OSSEC Review 2026
Last updated: May 2026
Open Source
Open-source host-based intrusion detection system providing log analysis, file integrity monitoring, rootkit detection, and real-time alerting.
| Category | AI-Powered SIEM & Security Ops |
|---|---|
| Pricing | Free/OSS |
| Rating | ★★★★ 4.1 / 5 |
| License | Open Source |
Key Features
- Host-based intrusion detection (HIDS) for Linux, Windows, and macOS
- Real-time log analysis and correlation across system and app logs
- File integrity monitoring (FIM) detecting unauthorized changes
- Active response engine blocking threats automatically
- Rootkit and malware detection via signature and anomaly checks
- Compliance support for PCI DSS, HIPAA, GDPR, and CIS benchmarks
- Agentless monitoring for network devices and firewalls via syslog
- Wazuh-compatible as the foundation for the Wazuh open-source SIEM
Detailed Review
OSSEC is the world's most widely deployed open-source host-based intrusion detection system (HIDS), running on over 500,000 servers globally. Originally developed by Daniel Cid in 2004 and now maintained by Atomicorp and the open-source community, OSSEC provides comprehensive host monitoring without the licensing costs of commercial SIEM products.
OSSEC's core capabilities include real-time log analysis, file integrity monitoring, rootkit detection, and active response. The log analysis engine ingests syslog, Windows Event Log, Apache logs, and application-specific log formats, correlating events against a library of thousands of rules to identify attack patterns, policy violations, and anomalies. File integrity monitoring (FIM) watches critical directories and files for unauthorized modifications — essential for detecting web shell deployments, configuration tampering, and ransomware.

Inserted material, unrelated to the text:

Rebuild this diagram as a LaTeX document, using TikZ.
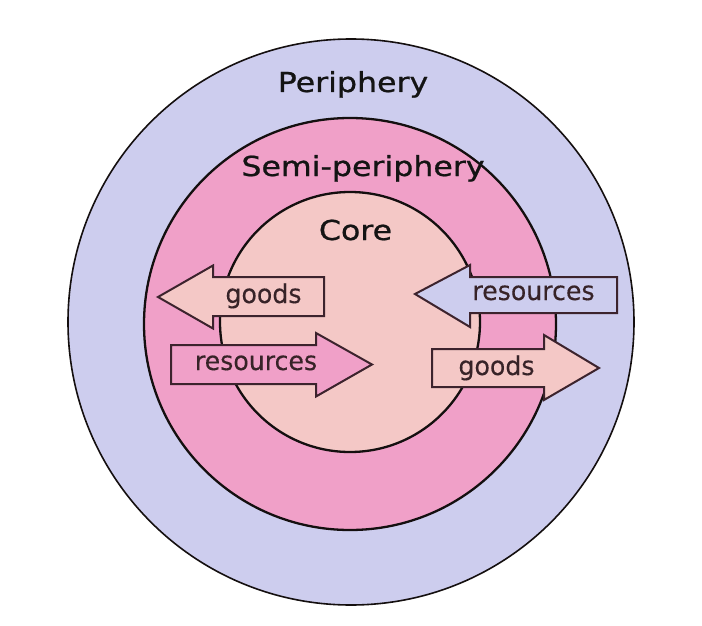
\documentclass[tikz,border=0pt]{standalone}
\usepackage{fontspec}
\setmainfont{DejaVu Sans}
\newfontfamily\headfont[FakeStretch=1.15,FakeBold=0.8]{DejaVu Sans}
\newfontfamily\arrfont[FakeStretch=0.97,FakeBold=0.3]{DejaVu Sans}
\definecolor{perif}{RGB}{205,205,238}
\definecolor{semi}{RGB}{240,160,200}
\definecolor{corec}{RGB}{244,200,198}
\definecolor{edge}{RGB}{20,15,15}
\definecolor{arredge}{RGB}{60,35,45}
\definecolor{arrtext}{RGB}{55,35,40}
\tikzset{
  ring/.style={draw=edge, line width=2.3pt},
  flowarrow/.style={draw=arredge, line width=2pt, line join=miter},
  headlabel/.style={font=\headfont\fontsize{27.5}{30}\selectfont, text=black!92, anchor=base, inner sep=0pt},
  arrlabel/.style={font=\arrfont\fontsize{26}{28}\selectfont, text=arrtext, anchor=base, inner sep=0pt}
}
\begin{document}
\begin{tikzpicture}[x=1pt,y=-1pt]
\useasboundingbox (0,0) rectangle (702,626);
\fill[white] (0,0) rectangle (702,626);
% rings
\draw[ring, fill=perif, line width=1.6pt] (351,322) circle[radius=283];
\draw[ring, fill=semi] (350,324) circle[radius=206];
\draw[ring, fill=corec] (350,322) circle[radius=130];
% labels
\node[headlabel] (periphery) at (353,92) {Periphery};
\node[headlabel] (semiperiphery) at (363,176) {Semi-periphery};
\node[headlabel] (core) at (355.5,240) {Core};
% left goods arrow (pointing left)
\draw[flowarrow, fill=corec] (158,297) -- (213,265.5) -- (213,277) -- (324,277) -- (324,316) -- (213,316) -- (213,328.5) -- cycle;
\node[arrlabel] (lgoods) at (263.5,303) {goods};
% left resources arrow (pointing right)
\draw[flowarrow, fill=semi] (171,345) -- (316,345) -- (316,333) -- (372,364.5) -- (316,396.5) -- (316,384) -- (171,384) -- cycle;
\node[arrlabel] (lres) at (256,370) {resources};
% right resources arrow (pointing left)
\draw[flowarrow, fill=perif] (415,294) -- (470,265) -- (470,277) -- (617,277) -- (617,313) -- (470,313) -- (470,327) -- cycle;
\node[arrlabel] (rres) at (533.5,300) {resources};
% right goods arrow (pointing right)
\draw[flowarrow, fill=corec] (432,349) -- (544,349) -- (544,335) -- (599,368) -- (544,400) -- (544,387) -- (432,387) -- cycle;
\node[arrlabel] (rgoods) at (496.5,375) {goods};
\end{tikzpicture}
\end{document}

Active response is one of OSSEC's most powerful features: when a threat is detected, OSSEC can automatically block the offending IP at the firewall, disable a compromised user account, or run a custom script. This closes the gap between detection and response without requiring manual intervention. For organizations that need a more fully featured SIEM, Wazuh — an open-source fork of OSSEC — extends the platform with an Elasticsearch backend, Kibana dashboards, and cloud security monitoring.